À l’origine, elle faisait partie du rite de réconciliation des pécheurs publics. Ceux qui avaient commis des fautes graves devaient faire pénitence en public : ils portaient un habit de bure et recevaient des cendres sur la tête en signe de repentir. Ce rite se déroulait au début du Carême, et les pénitents étaient exclus de la communauté jusqu’au Jeudi saint, où ils étaient réconciliés sacramentellement.
Avec le temps, cette pratique s’est étendue à l’ensemble de la communauté chrétienne, et aujourd’hui, l’imposition des cendres est un rappel universel de l’appel à la conversion.
5. Est-il obligatoire de recevoir les cendres ?
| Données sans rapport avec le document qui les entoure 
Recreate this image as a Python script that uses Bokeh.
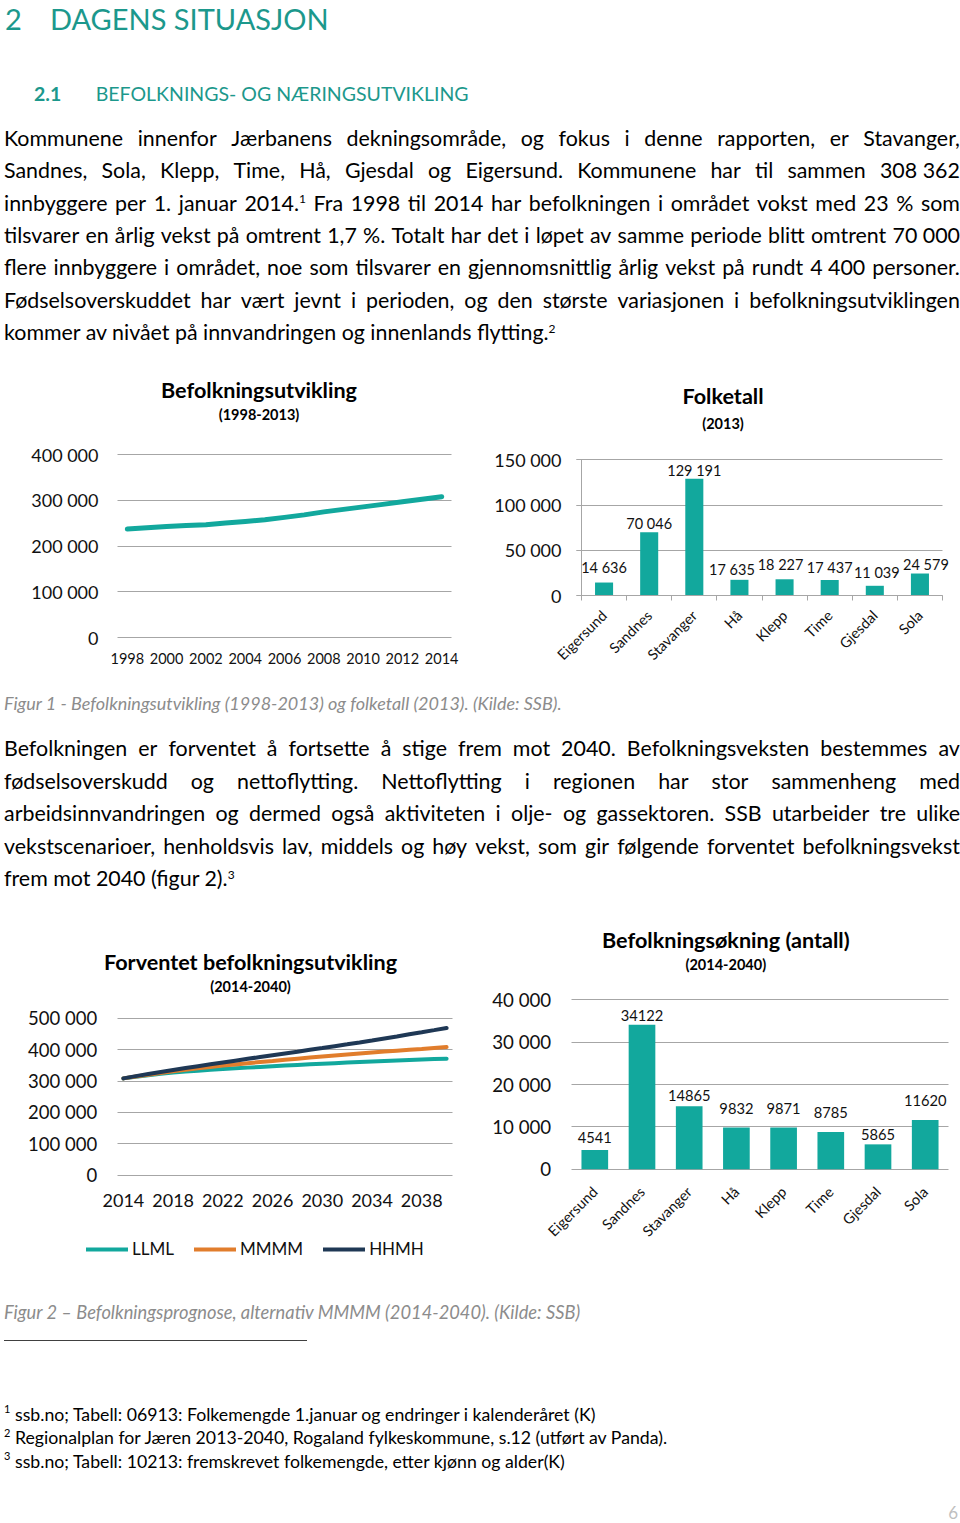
import math
from bokeh.plotting import figure
from bokeh.layouts import column, row
from bokeh.models import (Div, Range1d, FixedTicker, Label, LabelSet, ColumnDataSource,
                          Legend, LegendItem)
from bokeh.core.properties import value
from bokeh.embed import file_html
from bokeh.resources import INLINE

# ---------------- data ----------------
years1 = list(range(1998, 2015))
pop1 = [237500, 240500, 243000, 245000, 247000, 250500, 254000, 258000, 263000,
        268500, 275000, 280500, 286000, 291500, 297000, 302500, 308362]
x1_ticks = [1998, 2000, 2002, 2004, 2006, 2008, 2010, 2012, 2014]
y1_ticks = [0, 100000, 200000, 300000, 400000]
y1_labels = ["0", "100 000", "200 000", "300 000", "400 000"]

cats = ["Eigersund", "Sandnes", "Stavanger", "Hå", "Klepp", "Time", "Gjesdal", "Sola"]
folketall = [14636, 70046, 129191, 17635, 18227, 17437, 11039, 24579]
y2_ticks = [0, 50000, 100000, 150000]
y2_labels = ["0", "50 000", "100 000", "150 000"]

years3 = list(range(2014, 2041))
llml = [308362, 313600, 318500, 322900, 326900, 329900, 332800, 335500, 338000, 340300,
        342600, 344800, 346900, 349000, 351000, 353000, 355000, 356800, 358600, 360400,
        362100, 363700, 365300, 366800, 368300, 369800, 371200]
mmmm = [308362, 314300, 320000, 325600, 331000, 335800, 340400, 344800, 349000, 352900,
        356800, 360500, 364000, 367600, 371100, 374600, 378000, 381400, 384700, 387900,
        391000, 393900, 396700, 399400, 402000, 405000, 408000]
hhmh = [308362, 315500, 322300, 328800, 335000, 341100, 347100, 353100, 359000, 364800,
        370600, 376300, 382000, 387700, 393400, 399200, 405000, 410900, 416800, 422800,
        428900, 435400, 441900, 448600, 455300, 462100, 469000]
series3 = ["LLML", "MMMM", "HHMH"]
x3_ticks = [2014, 2018, 2022, 2026, 2030, 2034, 2038]
y3_ticks = [0, 100000, 200000, 300000, 400000, 500000]
y3_labels = ["0", "100 000", "200 000", "300 000", "400 000", "500 000"]

okning = [4541, 34122, 14865, 9832, 9871, 8785, 5865, 11620]
y4_ticks = [0, 10000, 20000, 30000, 40000]
y4_labels = ["0", "10 000", "20 000", "30 000", "40 000"]

# ---------------- style ----------------
TEAL = "#12A89D"
HEAD = "#1C988C"
ORANGE = "#E17D2C"
NAVY = "#1F3855"
GRID = "#A6A6A6"
INK = "#111111"
CAPTION = "#8C8C8C"
FONT = "Lato"
PAGE_W = 960

# bar value label nudges (pixels), as placed in the original
lab2_dx = [0, 0, 0, -7.5, -4, 0, 2, 6]
lab2_dy = [9.3, 3, 2.6, 4.7, 9.3, 6.7, 7.3, 3.3]
lab4_dy = [7, 4, 5.7, 13.8, 13.8, 13.5, 3.9, 13.8]

TITLE_LIFT = 7.5     # px correction for chart title baselines
SUB_LIFT = 5.0       # px correction for chart subtitle baselines


def lin(p0, v0, p1, v1):
    return lambda px: v0 + (px - p0) * (v1 - v0) / (p1 - p0)


def style_axis(ax, size, standoff):
    ax.axis_line_color = None
    ax.major_tick_line_color = None
    ax.minor_tick_line_color = None
    ax.major_tick_in = 0
    ax.major_tick_out = 0
    ax.minor_tick_in = 0
    ax.minor_tick_out = 0
    ax.major_label_text_font = FONT
    ax.major_label_text_font_size = size
    ax.major_label_text_color = INK
    ax.major_label_standoff = standoff


def make_fig(w, h, fx, fy):
    p = figure(width=w, height=h, x_range=Range1d(fx(0), fx(w)), y_range=Range1d(fy(h), fy(0)),
               output_backend="svg", toolbar_location=None,
               min_border_left=0, min_border_right=0, min_border_top=0, min_border_bottom=0)
    p.outline_line_color = None
    p.background_fill_color = "white"
    p.border_fill_color = "white"
    p.xgrid.visible = False
    p.ygrid.grid_line_color = GRID
    p.ygrid.grid_line_width = 1
    return p


def add_titles(p, fx, fy, xc, b1, t1, b2, t2):
    p.add_layout(Label(x=fx(xc), y=fy(b1 - TITLE_LIFT), text=t1, text_align="center",
                       text_baseline="alphabetic", text_font=FONT, text_font_style="bold",
                       text_font_size="21.6px", text_color="#000000"))
    p.add_layout(Label(x=fx(xc), y=fy(b2 - SUB_LIFT), text=t2, text_align="center",
                       text_baseline="alphabetic", text_font=FONT, text_font_style="bold",
                       text_font_size="14.5px", text_color="#000000"))


def fmt_space(v):
    return f"{v:,}".replace(",", " ")


# ---------------- chart 1 (local pixels: x = page x, y = page y - 355) ----------------
fx1 = lin(117, 1997.5, 451, 2014.5)
fy1 = lin(282, 0, 99.3, 400000)
p1 = make_fig(480, 330, fx1, fy1)
p1.line(years1, pop1, line_color=TEAL, line_width=5, line_cap="round", line_join="round")
p1.ygrid.cross_bounds = (1997.5, 2014.5)
ya1 = p1.yaxis[0]
ya1.ticker = FixedTicker(ticks=y1_ticks)
ya1.major_label_overrides = dict(zip(y1_ticks, y1_labels))
ya1.fixed_location = 1997.5
style_axis(ya1, "18px", 19)
xa1 = p1.xaxis[0]
xa1.ticker = FixedTicker(ticks=x1_ticks)
xa1.fixed_location = 0
style_axis(xa1, "14.5px", 15)
add_titles(p1, fx1, fy1, 258.5, 42.3, "Befolkningsutvikling", 64.3, "(1998-2013)")

# ---------------- chart 2 (local: x = page x - 480, y = page y - 355) ----------------
xs = [i + 0.5 for i in range(len(cats))]
fx2 = lin(101, 0, 462, len(cats))
fy2 = lin(240.3, 0, 104.3, 150000)
p2 = make_fig(480, 330, fx2, fy2)
src2 = ColumnDataSource(dict(x=xs, top=folketall, label=[fmt_space(v) for v in folketall],
                             dx=lab2_dx, dy=lab2_dy))
p2.vbar(x="x", top="top", width=0.4, source=src2, fill_color=TEAL, line_color=None)
p2.add_layout(LabelSet(x="x", y="top", text="label", source=src2, text_align="center",
                       text_baseline="alphabetic", x_offset="dx", y_offset="dy",
                       text_font=value(FONT), text_font_size=value("14.5px"), text_color=INK))
p2.ygrid.cross_bounds = (fx2(96), len(cats))
ya2 = p2.yaxis[0]
ya2.ticker = FixedTicker(ticks=y2_ticks)
ya2.major_label_overrides = dict(zip(y2_ticks, y2_labels))
ya2.fixed_location = 0
ya2.bounds = (0, 150000)
style_axis(ya2, "18px", 15)
ya2.axis_line_color = GRID
ya2.major_tick_line_color = GRID
ya2.major_tick_out = 5
xa2 = p2.xaxis[0]
xa2.ticker = FixedTicker(ticks=xs, minor_ticks=list(range(len(cats) + 1)))
xa2.major_label_overrides = dict(zip(xs, cats))
xa2.fixed_location = 0
xa2.bounds = (0, len(cats))
style_axis(xa2, "14.5px", 12)
xa2.axis_line_color = GRID
xa2.minor_tick_line_color = GRID
xa2.minor_tick_out = 5
xa2.major_label_orientation = math.pi / 4
add_titles(p2, fx2, fy2, 242.5, 48.3, "Folketall", 73.3, "(2013)")

# ---------------- chart 3 (local: x = page x, y = page y - 915) ----------------
fx3 = lin(116.7, 2013.5, 452.3, 2040.5)
fy3 = lin(259.7, 0, 102.7, 500000)
p3 = make_fig(480, 360, fx3, fy3)
r_l = p3.line(years3, llml, line_color=TEAL, line_width=4, line_cap="round")
r_m = p3.line(years3, mmmm, line_color=ORANGE, line_width=4, line_cap="round")
r_h = p3.line(years3, hhmh, line_color=NAVY, line_width=4, line_cap="round")
p3.ygrid.cross_bounds = (2013.5, 2040.5)
ya3 = p3.yaxis[0]
ya3.ticker = FixedTicker(ticks=y3_ticks)
ya3.major_label_overrides = dict(zip(y3_ticks, y3_labels))
ya3.fixed_location = 2013.5
style_axis(ya3, "18.5px", 20)
xa3 = p3.xaxis[0]
xa3.ticker = FixedTicker(ticks=x3_ticks)
xa3.fixed_location = 0
style_axis(xa3, "18px", 19)
legend = Legend(items=[LegendItem(label=n, renderers=[r]) for n, r in zip(series3, [r_l, r_m, r_h])],
                location=(86, 16), orientation="horizontal", glyph_width=42, glyph_height=20,
                label_standoff=4, spacing=20, padding=0, margin=0, border_line_color=None,
                background_fill_alpha=0, label_text_font=FONT, label_text_font_size="17px",
                label_text_color=INK)
p3.add_layout(legend)
add_titles(p3, fx3, fy3, 250, 54.3, "Forventet befolkningsutvikling", 75.7, "(2014-2040)")

# ---------------- chart 4 (local: x = page x - 480, y = page y - 915) ----------------
fx4 = lin(90.7, 0, 468.3, len(cats))
fy4 = lin(253.7, 0, 84.3, 40000)
p4 = make_fig(480, 360, fx4, fy4)
src4 = ColumnDataSource(dict(x=xs, top=okning, label=[str(v) for v in okning], dy=lab4_dy))
p4.vbar(x="x", top="top", width=0.565, source=src4, fill_color=TEAL, line_color=None)
p4.add_layout(LabelSet(x="x", y="top", text="label", source=src4, text_align="center",
                       text_baseline="alphabetic", y_offset="dy", text_font=value(FONT),
                       text_font_size=value("14.7px"), text_color=INK))
p4.ygrid.cross_bounds = (0, len(cats))
ya4 = p4.yaxis[0]
ya4.ticker = FixedTicker(ticks=y4_ticks)
ya4.major_label_overrides = dict(zip(y4_ticks, y4_labels))
ya4.fixed_location = 0
style_axis(ya4, "18.7px", 20)
xa4 = p4.xaxis[0]
xa4.ticker = FixedTicker(ticks=xs)
xa4.major_label_overrides = dict(zip(xs, cats))
xa4.fixed_location = 0
style_axis(xa4, "14.5px", 20)
xa4.major_label_orientation = math.pi / 4
add_titles(p4, fx4, fy4, 245.3, 31.7, "Befolkningsøkning (antall)", 53.7, "(2014-2040)")

# ---------------- text blocks ----------------
ASC = 0.887  # baseline offset (em) for line-height:1 with Lato
BODY_F = 21.4
LINE_H = 32.4


def top_for(baseline, F):
    return baseline - ASC * F


def sup_html(n, F):
    return (f'<span style="font-size:{F * 0.56:.1f}px;position:relative;'
            f'top:-{F * 0.34:.1f}px;">{n}</span>')


def words_of(text, F):
    out = []
    for w in text.split(" "):
        for n in "123":
            w = w.replace("^" + n, sup_html(n, F))
        out.append(w)
    return out


def line_div(text, baseline, F, justify=True, left=4, width=956):
    t = top_for(baseline, F)
    ws = words_of(text, F)
    if justify:
        spans = "".join(f"<span>{w}</span>" for w in ws)
        return (f'<div style="position:absolute;left:{left}px;top:{t:.1f}px;width:{width}px;display:flex;'
                f'justify-content:space-between;align-items:baseline;column-gap:3px;white-space:nowrap;'
                f'font-size:{F}px;line-height:1;">{spans}</div>')
    return (f'<div style="position:absolute;left:{left}px;top:{t:.1f}px;white-space:nowrap;'
            f'font-size:{F}px;line-height:1;">{" ".join(ws)}</div>')


def abs_text(text, x, baseline, F, extra=""):
    return (f'<div style="position:absolute;left:{x}px;top:{top_for(baseline, F):.1f}px;'
            f'font-size:{F}px;line-height:1;white-space:nowrap;{extra}">{text}</div>')


def block(inner, h):
    html = (f'<div style="position:relative;width:{PAGE_W}px;height:{h}px;overflow:hidden;'
            f'font-family:Lato,sans-serif;color:#000;">{inner}</div>')
    return Div(text=html, width=PAGE_W, height=h, margin=0)


heading = "DAGENS SITUASJON"
section = "BEFOLKNINGS- OG NÆRINGSUTVIKLING"
para1 = [
    "Kommunene innenfor Jærbanens dekningsområde, og fokus i denne rapporten, er Stavanger,",
    "Sandnes, Sola, Klepp, Time, Hå, Gjesdal og Eigersund. Kommunene har til sammen 308\u00a0362",
    "innbyggere per 1. januar 2014.^1 Fra 1998 til 2014 har befolkningen i området vokst med 23 % som",
    "tilsvarer en årlig vekst på omtrent 1,7 %. Totalt har det i løpet av samme periode blitt omtrent 70\u00a0000",
    "flere innbyggere i området, noe som tilsvarer en gjennomsnittlig årlig vekst på rundt 4\u00a0400 personer.",
    "Fødselsoverskuddet har vært jevnt i perioden, og den største variasjonen i befolkningsutviklingen",
    "kommer av nivået på innvandringen og innenlands flytting.^2",
]
para2 = [
    "Befolkningen er forventet å fortsette å stige frem mot 2040. Befolkningsveksten bestemmes av",
    "fødselsoverskudd og nettoflytting. Nettoflytting i regionen har stor sammenheng med",
    "arbeidsinnvandringen og dermed også aktiviteten i olje- og gassektoren. SSB utarbeider tre ulike",
    "vekstscenarioer, henholdsvis lav, middels og høy vekst, som gir følgende forventet befolkningsvekst",
    "frem mot 2040 (figur 2).^3",
]
footnotes = [
    "ssb.no; Tabell: 06913: Folkemengde 1.januar og endringer i kalenderåret (K)",
    "Regionalplan for Jæren 2013-2040, Rogaland fylkeskommune, s.12 (utført av Panda).",
    "ssb.no; Tabell: 10213: fremskrevet folkemengde, etter kjønn og alder(K)",
]
caption1 = "Figur 1 - Befolkningsutvikling (1998-2013) og folketall (2013). (Kilde: SSB)."
caption2 = "Figur 2 \u2013 Befolkningsprognose, alternativ MMMM (2014-2040). (Kilde: SSB)"

# block A : page y 0 .. 355
hA = 355
a = [abs_text("2", 5, 29.3, 29, f"color:{HEAD};"),
     abs_text(heading, 50, 29.3, 29, f"color:{HEAD};"),
     abs_text("2.1", 34, 101.7, 19.5, f"color:{HEAD};font-weight:bold;"),
     abs_text(section, 95.7, 101.7, 19.5, f"color:{HEAD};")]
for k, ln in enumerate(para1):
    a.append(line_div(ln, 146.7 + k * LINE_H, BODY_F, justify=(k < len(para1) - 1)))
divA = block("".join(a), hA)

# block C : page y 685 .. 915
hC = 230
CF = 18
c = [abs_text(caption1, 4, 24.5, CF, f"color:{CAPTION};font-style:italic;")]
for k, ln in enumerate(para2):
    c.append(line_div(ln, 72.3 + k * LINE_H, BODY_F, justify=(k < len(para2) - 1)))
divC = block("".join(c), hC)

# block E : page y 1275 .. 1523
hE = 248
FF = 17.7
e = [abs_text(caption2, 4, 44.3, 18.3, f"color:{CAPTION};font-style:italic;"),
     '<div style="position:absolute;left:4px;top:65px;width:303px;height:1px;background:#404040;"></div>']
for k, ln in enumerate(footnotes):
    b = 146.7 + k * 23.3
    e.append(abs_text(str(k + 1), 4, b - 8.5, 11))
    e.append(abs_text(ln, 15, b, FF))
e.append(f'<div style="position:absolute;right:2px;top:{top_for(244, 17):.1f}px;font-size:17px;'
         f'line-height:1;color:#BFBFBF;white-space:nowrap;">6</div>')
divE = block("".join(e), hE)

root = column(divA,
              row(p1, p2, spacing=0),
              divC,
              row(p3, p4, spacing=0),
              divE,
              spacing=0)

with open("out.html", "w", encoding="utf-8") as f:
    f.write(file_html(root, INLINE))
Contrairement à l’Eucharistie ou à la Confession, l’imposition des cendres n’est pas un sacrement mais un sacramental. Cela signifie qu’elle n’est pas obligatoire, mais fortement recommandée, car elle nous aide à nous préparer à vivre le Carême avec un cœur contrit.
En revanche, ce qui est obligatoire pour les catholiques, c’est le jeûne et l’abstinence de viande ce jour-là, dans l’esprit de pénitence qui marque le début du Carême.
6. Que nous dit le Mercredi des Cendres dans le monde d’aujourd’hui ?
Nous vivons dans une société qui évite souvent de parler de la mort, du sacrifice ou du besoin de conversion. On nous dit constamment de rechercher le succès, le plaisir et la gratification immédiate, mais le Mercredi des Cendres nous confronte à une réalité inéluctable : nous sommes poussière et nous retournerons à la poussière.
Cependant, ce message n’est ni fataliste ni déprimant. Au contraire, il nous invite à vivre avec un sens profond, à chercher ce qui a vraiment de la valeur et à renouveler notre relation avec Dieu. Il nous rappelle que le Carême n’est pas seulement un temps de renoncement, mais avant tout un temps de croissance spirituelle et de retour à l’Évangile avec un cœur sincère.
Conclusion : Un appel à la conversion
Le Mercredi des Cendres n’est pas un simple rituel ou une tradition vide de sens. Il est un appel urgent à la conversion, un rappel de notre fragilité et, en même temps, de l’immense miséricorde de Dieu.
Chaque année, en recevant les cendres, nous sommes invités à faire une pause et à nous demander : Est-ce que je vis comme Dieu le veut ? Est-ce que je cherche le vrai bonheur en Lui ?
Que ce Mercredi des Cendres soit pour chacun un point de départ vers un Carême vécu avec authenticité, les yeux fixés sur Pâques, la grande victoire du Christ sur le péché et la mort.
« Convertissez-vous et croyez à l’Évangile. » (Marc 1, 15).